Em última análise, o endosso-mandato configura um contrato de prestação de serviços em que o endossatário-mandatário atua em nome do endossante.
3.2.2. Endosso-caução (artigo 19 da Lei Uniforme)
Trata-se do ato pelo qual se institui penhor sobre o título de crédito, transformando-o em uma garantia real. Imagine que A, tomador de uma letra de câmbio, deseja obter um empréstimo junto a B, que exige uma garantia real para concedê-lo. A caução, em si, é uma garantia geral que pode gerar tanto garantias pessoais quanto reais. Como o título de crédito é um bem móvel e possui valor econômico, ele pode ser utilizado como garantia, assim como ocorre no penhor.
Esse tipo de endosso também é conhecido como "endosso penhor", no qual o endossatário assume a posição de credor pignoratício.
Caso a dívida entre o devedor pignoratício e o credor pignoratício não seja quitada na data de vencimento, o credor poderá cobrar o devedor principal do título de crédito. No entanto, se a dívida for paga na data correta, o título deverá ser devolvido ao devedor original.
3.3. Endosso tardio – ou "endosso póstumo" (artigo 20 da Lei Uniforme)

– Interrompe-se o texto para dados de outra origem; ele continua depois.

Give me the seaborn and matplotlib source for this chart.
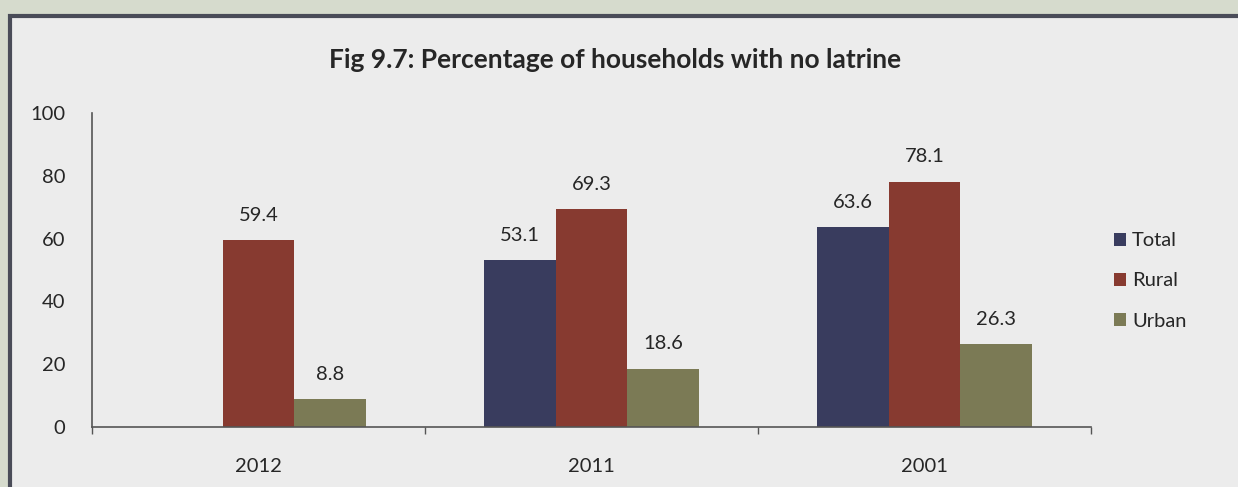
import pandas as pd
import matplotlib
matplotlib.use("Agg")
import matplotlib.pyplot as plt
from matplotlib.patches import Rectangle
import seaborn as sns

# dados do grafico
years = ["2012", "2011", "2001"]
areas = ["Total", "Rural", "Urban"]
total = [None, 53.1, 63.6]   # 2012 sem valor para Total
rural = [59.4, 69.3, 78.1]
urban = [8.8, 18.6, 26.3]
bar_colors = ["#393c5e", "#873a30", "#7b7a55"]

rows = []
for i, y in enumerate(years):
    for area, vals in zip(areas, [total, rural, urban]):
        if vals[i] is not None:
            rows.append({"year": y, "area": area, "pct": vals[i]})
df = pd.DataFrame(rows)

sns.set_theme(style="white")
plt.rcParams["font.family"] = ["Lato", "DejaVu Sans"]

fig = plt.figure(figsize=(12.38, 4.87), dpi=100)
fig.patch.set_facecolor("#d6dbcd")
# painel interno com moldura escura
fig.patches.append(Rectangle((10 / 1238, -0.05), 1.05, 1 - 16 / 487 + 0.05,
                             transform=fig.transFigure, facecolor="#ececec",
                             edgecolor="#4a4c58", linewidth=3, zorder=-5))

ax = fig.add_axes([92 / 1238, 1 - 427 / 487, (1091 - 92) / 1238, (427 - 113) / 487])
ax.set_facecolor("none")

sns.barplot(data=df, x="year", y="pct", hue="area", order=years, hue_order=areas,
            palette=bar_colors, width=0.645, saturation=1, linewidth=0,
            edgecolor="none", ax=ax)

for cont in ax.containers:
    ax.bar_label(cont, fmt="%.1f", padding=12, fontsize=14.5, color="#262626")

ax.set_ylim(0, 100)
ax.set_xlim(-0.5, 2.5)
ax.set_yticks([0, 20, 40, 60, 80, 100])
ax.set_xticks([-0.5, 0.5, 1.5, 2.5], minor=True)
ax.set_xlabel("")
ax.set_ylabel("")
ax.tick_params(axis="both", labelsize=14.5, colors="#262626")
ax.tick_params(axis="y", which="major", direction="out", length=5, color="#555555", pad=14)
ax.tick_params(axis="x", which="major", length=0, pad=22)
ax.tick_params(axis="x", which="minor", bottom=True, direction="out", length=5, color="#555555")
for s in ["top", "right"]:
    ax.spines[s].set_visible(False)
for s in ["left", "bottom"]:
    ax.spines[s].set_color("#555555")
    ax.spines[s].set_linewidth(1.2)

ax.legend(title=None, loc="center left", bbox_to_anchor=(1.005, 0.465), frameon=False,
          fontsize=14.5, handlelength=0.6, handleheight=0.6, handletextpad=0.3,
          labelspacing=1.15)

fig.text(0.497, 1 - 60 / 487, "Fig 9.7: Percentage of households with no latrine",
         ha="center", va="center", fontsize=19, fontweight="bold", color="#262626")

fig.savefig("out.png", dpi=100, facecolor=fig.get_facecolor())
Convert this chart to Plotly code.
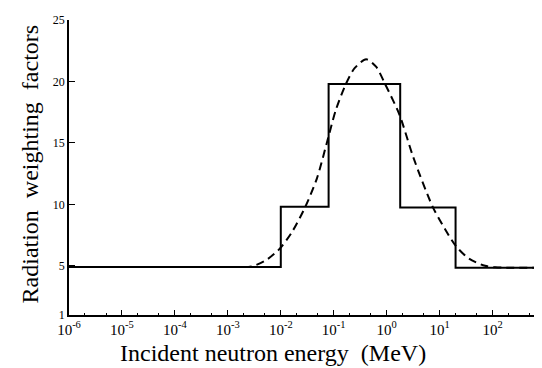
import plotly.graph_objects as go

# Step function (ICRP radiation weighting factors), energies in MeV
step_energy = [1e-6, 0.01, 0.08, 1.8, 20, 950]
step_value = [4.9, 9.8, 19.8, 9.75, 4.85, 4.85]

# Continuous (dashed) curve
curve_energy = [0.002, 0.0028, 0.005, 0.0091, 0.016, 0.029, 0.048, 0.074, 0.11,
                0.17, 0.25, 0.41, 0.63, 0.93, 1.74, 3.2, 7.4, 12.6, 20.4, 35.5,
                72, 112, 950]
curve_value = [4.9, 4.95, 5.4, 6.3, 7.7, 9.8, 12.1, 15.0, 17.7,
               19.8, 21.1, 21.8, 21.2, 19.8, 17.3, 13.8, 9.8, 8.0, 6.6, 5.6,
               5.0, 4.88, 4.85]

x_tick_vals = [1e-6, 1e-5, 1e-4, 1e-3, 1e-2, 1e-1, 1e0, 1e1, 1e2]
x_tick_text = ["10<sup>-6</sup>", "10<sup>-5</sup>", "10<sup>-4</sup>", "10<sup>-3</sup>",
               "10<sup>-2</sup>", "10<sup>-1</sup>", "10<sup>0</sup>", "10<sup>1</sup>",
               "10<sup>2</sup>"]
x_minor_vals = [m * 10.0 ** k for k in range(-6, 3) for m in (2, 5)]
y_tick_vals = [1, 5, 10, 15, 20, 25]

FONT = "Liberation Serif"

fig = go.Figure()
fig.add_trace(go.Scatter(x=step_energy, y=step_value, mode="lines",
                         line=dict(color="black", width=2, shape="hv"),
                         showlegend=False, hoverinfo="skip"))
fig.add_trace(go.Scatter(x=curve_energy, y=curve_value, mode="lines",
                         line=dict(color="black", width=2, dash="8px,5px", shape="spline",
                                   smoothing=0.8),
                         showlegend=False, hoverinfo="skip"))

fig.update_layout(
    width=542, height=368,
    margin=dict(l=61, r=5, t=12, b=61),
    paper_bgcolor="white", plot_bgcolor="white",
    font=dict(family=FONT, color="black"),
    xaxis=dict(type="log", range=[-6, 2.99], showgrid=False, zeroline=False,
               showline=True, linecolor="black", linewidth=1.5,
               tickmode="array", tickvals=x_tick_vals, ticktext=x_tick_text,
               ticks="inside", ticklen=5, tickwidth=1.2, tickcolor="black",
               tickfont=dict(family=FONT, size=15, color="black"),
               minor=dict(tickmode="array", tickvals=x_minor_vals, ticks="inside",
                          ticklen=2, tickwidth=1, tickcolor="black", showgrid=False)),
    yaxis=dict(range=[1, 25], showgrid=False, zeroline=False,
               showline=True, linecolor="black", linewidth=1.5,
               tickmode="array", tickvals=y_tick_vals,
               ticks="inside", ticklen=6, tickwidth=1.2, tickcolor="black",
               tickfont=dict(family=FONT, size=12, color="black")),
)

fig.add_annotation(text="Incident neutron energy  (MeV)", xref="paper", yref="paper",
                   x=0.429, y=-0.128, xanchor="center", yanchor="middle",
                   showarrow=False, font=dict(family=FONT, size=24))
fig.add_annotation(text="Radiation  weighting  factors", xref="paper", yref="paper",
                   x=-0.083, y=0.512, xanchor="center", yanchor="middle", textangle=-90,
                   showarrow=False, font=dict(family=FONT, size=24))

fig.write_html("out.html")
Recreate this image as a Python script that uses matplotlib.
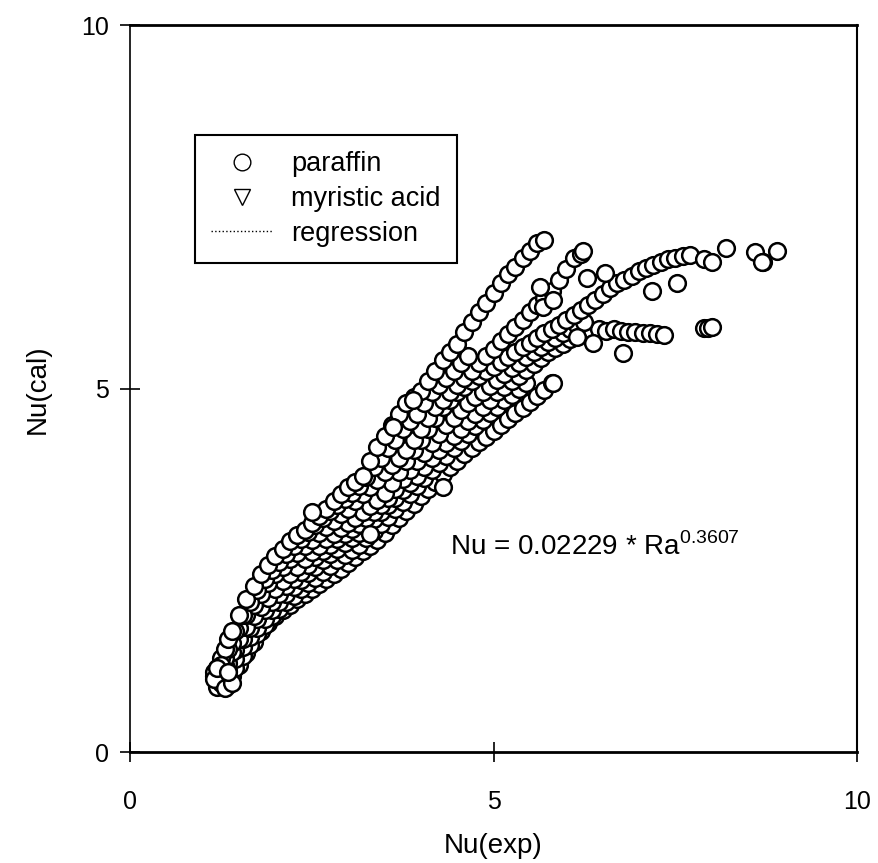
import matplotlib
matplotlib.use('Agg')
import matplotlib.pyplot as plt
from matplotlib.lines import Line2D

plt.rcParams['font.family'] = ['Liberation Sans', 'DejaVu Sans']
plt.rcParams['mathtext.fontset'] = 'custom'
plt.rcParams['mathtext.rm'] = 'Liberation Sans'

# paraffin runs (Nu_exp, Nu_cal)
runA_x = [1.15, 1.2, 1.25, 1.3, 1.35, 1.4, 1.5, 1.6, 1.7, 1.8, 1.9, 2.0, 2.1, 2.2, 2.3, 2.4, 2.5, 2.6, 2.7, 2.8,
          2.9, 3.0, 3.1, 3.2, 3.3, 3.4, 3.5, 3.6, 3.7, 3.8, 3.9, 4.0, 4.1, 4.2, 4.3, 4.4, 4.5, 4.6, 4.7, 4.8,
          4.9, 5.0, 5.1, 5.2, 5.3, 5.4, 5.5, 5.6, 5.7]
runA_y = [1.05, 1.15, 1.3, 1.42, 1.55, 1.66, 1.88, 2.1, 2.28, 2.45, 2.58, 2.7, 2.8, 2.9, 2.98, 3.06, 3.15, 3.25, 3.35, 3.45,
          3.55, 3.65, 3.72, 3.8, 4.0, 4.2, 4.35, 4.5, 4.65, 4.8, 4.88, 4.97, 5.1, 5.25, 5.4, 5.5, 5.62, 5.78, 5.92, 6.06,
          6.18, 6.32, 6.45, 6.58, 6.68, 6.8, 6.9, 7.0, 7.05]

runF_x = [1.25, 1.35, 1.45, 1.55, 1.65, 1.75, 1.85, 1.95, 2.05, 2.15, 2.25, 2.35, 2.45, 2.55, 2.65, 2.75, 2.85, 2.95, 3.05,
          3.15, 3.25, 3.35, 3.45, 3.55, 3.65, 3.75, 3.85, 3.95, 4.05, 4.15, 4.25, 4.35, 4.45, 4.55, 4.65]
runF_y = [1.2, 1.42, 1.66, 1.88, 2.06, 2.23, 2.38, 2.5, 2.62, 2.73, 2.83, 2.93, 3.03, 3.13, 3.22, 3.31, 3.4, 3.48, 3.56,
          3.66, 3.78, 3.92, 4.05, 4.18, 4.3, 4.45, 4.55, 4.65, 4.8, 4.95, 5.05, 5.15, 5.25, 5.35, 5.45]

runB_x = [1.2, 1.3, 1.4, 1.5, 1.6, 1.7, 1.8, 1.9, 2.0, 2.1, 2.2, 2.3, 2.4, 2.5, 2.6, 2.7, 2.8, 2.9, 3.0, 3.1,
          3.2, 3.3, 3.4, 3.5, 3.6, 3.7, 3.8, 3.9, 4.0, 4.1, 4.2, 4.3, 4.4, 4.5, 4.6, 4.7, 4.8, 4.9, 5.0, 5.1,
          5.2, 5.3, 5.4, 5.5, 5.6, 5.7, 5.8, 5.9, 6.0, 6.1, 6.2]
runB_y = [1.1, 1.3, 1.5, 1.7, 1.88, 2.03, 2.18, 2.32, 2.45, 2.55, 2.65, 2.74, 2.83, 2.92, 3.01, 3.1, 3.18, 3.27, 3.35, 3.45,
          3.55, 3.65, 3.75, 3.85, 3.95, 4.05, 4.15, 4.3, 4.45, 4.6, 4.75, 4.85, 4.95, 5.05, 5.15, 5.25, 5.35, 5.45, 5.55, 5.65,
          5.75, 5.85, 5.95, 6.05, 6.15, 6.25, 6.35, 6.5, 6.65, 6.8, 6.85]

runC_x = [1.2, 1.3, 1.4, 1.5, 1.6, 1.7, 1.8, 1.9, 2.0, 2.1, 2.2, 2.3, 2.4, 2.5, 2.6, 2.7, 2.8, 2.9, 3.0, 3.1,
          3.2, 3.3, 3.4, 3.5, 3.6, 3.7, 3.8, 3.9, 4.0, 4.1, 4.2, 4.3, 4.4, 4.5, 4.6, 4.7, 4.8, 4.9, 5.0, 5.1,
          5.2, 5.3, 5.4, 5.5, 5.6, 5.7, 5.8, 5.9, 6.0, 6.1, 6.2, 6.3, 6.4, 6.5, 6.6, 6.7, 6.8, 6.9, 7.0, 7.1,
          7.2, 7.3, 7.4, 7.5, 7.6, 7.7, 7.9, 8.0, 8.2, 8.6, 8.7, 8.9]
runC_y = [1.0, 1.2, 1.38, 1.56, 1.72, 1.87, 2.0, 2.12, 2.24, 2.35, 2.45, 2.55, 2.65, 2.75, 2.84, 2.93, 3.0, 3.08, 3.15, 3.22,
          3.3, 3.38, 3.47, 3.56, 3.7, 3.85, 4.0, 4.15, 4.3, 4.45, 4.6, 4.75, 4.85, 4.95, 5.02, 5.1, 5.17, 5.24, 5.3, 5.37,
          5.44, 5.5, 5.57, 5.63, 5.7, 5.76, 5.82, 5.88, 5.95, 6.02, 6.08, 6.15, 6.22, 6.3, 6.38, 6.45, 6.5, 6.55, 6.62, 6.66,
          6.7, 6.74, 6.78, 6.8, 6.82, 6.84, 6.78, 6.74, 6.93, 6.88, 6.74, 6.9]

runG_x = [1.25, 1.35, 1.45, 1.55, 1.65, 1.75, 1.85, 1.95, 2.05, 2.15, 2.25, 2.35, 2.45, 2.55, 2.65, 2.75, 2.85, 2.95, 3.05,
          3.15, 3.25, 3.35, 3.45, 3.55, 3.65, 3.75, 3.85, 3.95, 4.05, 4.15, 4.25, 4.35, 4.45, 4.55, 4.65, 4.75, 4.85,
          4.95, 5.05, 5.15, 5.25, 5.35, 5.45, 5.55, 5.65, 5.75, 5.85, 5.95, 6.05, 6.15, 6.25]
runG_y = [1.05, 1.22, 1.4, 1.56, 1.7, 1.83, 1.95, 2.06, 2.17, 2.28, 2.38, 2.48, 2.58, 2.68, 2.77, 2.85, 2.93, 3.0, 3.07,
          3.14, 3.22, 3.3, 3.4, 3.5, 3.62, 3.76, 3.88, 4.0, 4.12, 4.25, 4.38, 4.5, 4.6, 4.7, 4.8, 4.88, 4.96,
          5.04, 5.12, 5.2, 5.28, 5.36, 5.43, 5.5, 5.57, 5.64, 5.7, 5.76, 5.82, 5.88, 5.92]

runD_x = [1.25, 1.35, 1.45, 1.55, 1.65, 1.75, 1.85, 1.95, 2.05, 2.15, 2.25, 2.35, 2.45, 2.55, 2.65, 2.75, 2.85, 2.95, 3.05, 3.15,
          3.25, 3.35, 3.45, 3.55, 3.65, 3.75, 3.85, 3.95, 4.05, 4.15, 4.25, 4.35, 4.45, 4.55, 4.65, 4.75, 4.85, 4.95, 5.05, 5.15,
          5.25, 5.35, 5.45, 5.55, 5.65, 5.75, 5.85, 5.95, 6.05, 6.15, 6.25, 6.35, 6.45, 6.55, 6.65, 6.75, 6.85, 6.95, 7.05, 7.15,
          7.25, 7.35, 7.9, 7.95, 8.0]
runD_y = [0.95, 1.12, 1.28, 1.44, 1.58, 1.71, 1.83, 1.95, 2.06, 2.17, 2.27, 2.37, 2.46, 2.55, 2.64, 2.72, 2.8, 2.87, 2.94, 3.01,
          3.1, 3.2, 3.3, 3.4, 3.5, 3.6, 3.7, 3.8, 3.92, 4.05, 4.15, 4.25, 4.35, 4.45, 4.55, 4.65, 4.75, 4.85, 4.95, 5.02,
          5.1, 5.18, 5.26, 5.34, 5.42, 5.5, 5.56, 5.62, 5.68, 5.72, 5.76, 5.8, 5.82, 5.8, 5.82, 5.8, 5.78, 5.78, 5.76, 5.76,
          5.75, 5.74, 5.83, 5.84, 5.85]

runH_x = [1.35, 1.45, 1.55, 1.65, 1.75, 1.85, 1.95, 2.05, 2.15, 2.25, 2.35, 2.45, 2.55, 2.65, 2.75, 2.85, 2.95, 3.05, 3.15,
          3.25, 3.35, 3.45, 3.55, 3.65, 3.75, 3.85, 3.95, 4.05, 4.15, 4.25, 4.35, 4.45, 4.55, 4.65, 4.75, 4.85, 4.95,
          5.05, 5.15, 5.25, 5.35, 5.45]
runH_y = [1.0, 1.16, 1.32, 1.47, 1.62, 1.75, 1.87, 1.97, 2.06, 2.15, 2.24, 2.32, 2.4, 2.48, 2.56, 2.64, 2.71, 2.78, 2.85,
          2.94, 3.04, 3.14, 3.24, 3.34, 3.44, 3.55, 3.66, 3.77, 3.88, 3.98, 4.08, 4.18, 4.28, 4.38, 4.48, 4.57, 4.66,
          4.75, 4.84, 4.92, 5.0, 5.08]

runE_x = [1.3, 1.4, 1.5, 1.6, 1.7, 1.8, 1.9, 2.0, 2.1, 2.2, 2.3, 2.4, 2.5, 2.6, 2.7, 2.8, 2.9, 3.0, 3.1, 3.2,
          3.3, 3.4, 3.5, 3.6, 3.7, 3.8, 3.9, 4.0, 4.1, 4.2, 4.3, 4.4, 4.5, 4.6, 4.7, 4.8, 4.9, 5.0, 5.1, 5.2,
          5.3, 5.4, 5.5, 5.6, 5.7, 5.8]
runE_y = [0.92, 1.05, 1.2, 1.36, 1.52, 1.66, 1.77, 1.87, 1.95, 2.03, 2.1, 2.17, 2.24, 2.31, 2.38, 2.45, 2.52, 2.6, 2.68, 2.76,
          2.84, 2.92, 3.02, 3.12, 3.22, 3.32, 3.42, 3.52, 3.62, 3.72, 3.82, 3.92, 4.0, 4.1, 4.18, 4.26, 4.34, 4.42, 4.5, 4.58,
          4.66, 4.74, 4.82, 4.9, 4.98, 5.08]

# stray points
extra_x = [1.15, 1.2, 1.3, 1.35, 1.2, 1.25, 1.15, 1.3, 1.25, 1.2, 1.4, 1.35, 4.3, 5.82, 6.78, 7.18, 7.52, 6.29, 6.53,
           6.15, 6.37, 8.69, 6.23, 5.64, 5.68, 5.82, 3.3, 2.5, 3.62, 3.89]
extra_y = [1.1, 0.9, 1.0, 0.92, 1.0, 0.95, 1.0, 0.88, 1.2, 1.15, 0.95, 1.1, 3.65, 5.08, 5.49, 6.35, 6.46, 6.52, 6.59,
           5.71, 5.63, 6.74, 6.9, 6.4, 6.12, 6.22, 3.0, 3.3, 4.47, 4.84]

runs = [(runE_x, runE_y), (runH_x, runH_y), (runD_x, runD_y), (runG_x, runG_y), (runC_x, runC_y),
        (runB_x, runB_y), (runF_x, runF_y), (runA_x, runA_y), (extra_x, extra_y)]

fig = plt.figure(figsize=(8.79, 8.63), dpi=100)
ax = fig.add_axes([0.148, 0.1286, 0.827, 0.842])

for xs, ys in runs:
    ax.plot(xs, ys, linestyle='none', marker='o', markersize=12, markerfacecolor='white',
            markeredgecolor='black', markeredgewidth=1.8)

ax.set_xlim(0, 10)
ax.set_ylim(0, 10)
ax.set_xticks([0, 5, 10])
ax.set_yticks([0, 5, 10])
ax.tick_params(direction='inout', length=14, width=1.2, labelsize=18)
ax.tick_params(axis='x', pad=20)
ax.tick_params(axis='y', pad=8)
ax.spines['left'].set_linewidth(1.2)
ax.spines['bottom'].set_linewidth(2)
ax.spines['top'].set_linewidth(2)
ax.spines['right'].set_linewidth(1.5)
ax.set_xlabel('Nu(exp)', fontsize=20, labelpad=14)
ax.set_ylabel('Nu(cal)', fontsize=20, labelpad=22)

ax.text(4.4, 2.82, r'Nu = 0.02229 * Ra$^{\mathrm{0.3607}}$', fontsize=20, va='center', ha='left')

handles = [Line2D([], [], linestyle='none', marker='o', markersize=12, markerfacecolor='white',
                  markeredgecolor='black', markeredgewidth=1),
           Line2D([], [], linestyle='none', marker='v', markersize=12, markerfacecolor='white',
                  markeredgecolor='black', markeredgewidth=1),
           Line2D([], [], linestyle=':', color='black', linewidth=1)]
leg = ax.legend(handles, ['paraffin', 'myristic acid', 'regression'], loc='upper left',
                bbox_to_anchor=(0.089, 0.849), borderaxespad=0, fontsize=19.5, frameon=True,
                fancybox=False, framealpha=1, edgecolor='black', handlelength=2.3,
                handletextpad=0.66, labelspacing=0.32, borderpad=0.6)
leg.get_frame().set_linewidth(1.5)

fig.savefig('out.png', dpi=100)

É o endosso realizado após o protesto do título ou após o vencimento do prazo para protesto. Esse tipo de transmissão não configura um verdadeiro endosso, pois tem efeito de "cessão de crédito". Formalmente, é chamado de endosso, mas, na prática, trata-se de uma cessão de crédito, na qual um credor transfere a outro a possibilidade de cobrar uma dívida que lhe era devida. Ou seja, o credor original cede sua posição a um terceiro.
4. Efeitos do Endosso Translativo
Transferência da propriedade do título por meio da tradição;
Geração da "coobrigação", ou seja, quem endossa o título passa a ser devedor, podendo o credor cobrar tanto o devedor principal quanto o endossante, ou ambos.
O endossante pode incluir uma cláusula expressa de "sem garantia", isentando-se de responsabilidade pelo crédito e tornando inviável a cobrança do título contra si.
5. Diferenças entre endosso e Cessão Civil de Créditos
O endosso é um instituto do direito cambiário, enquanto a cessão civil de crédito pertence ao direito das obrigações.
O endossante torna-se coobrigado pelo título, enquanto o cedente na cessão civil não se responsabiliza pela solvência (pagamento do crédito), mas apenas pela existência da obrigação.
No endosso, o devedor não pode alegar exceções pessoais contra o terceiro de boa-fé. Já na cessão civil de crédito, o devedor pode apresentar tais exceções contra o cessionário, caso existam, indicando eventuais defeitos do negócio. Isso ocorre porque, na cessão civil, o crédito acompanha toda a sua circulação, ao passo que o endosso é autônomo.
No endosso, não é necessário notificar o devedor. Já na cessão civil, a notificação é obrigatória, conforme dispõe o artigo 290 do Código Civil de 2002.
Bibliografia
COELHO, Fábio Ulhôa. Curso de Direito Comercial - Vol. 1. 18ª edição. Editora Saraiva, 2014.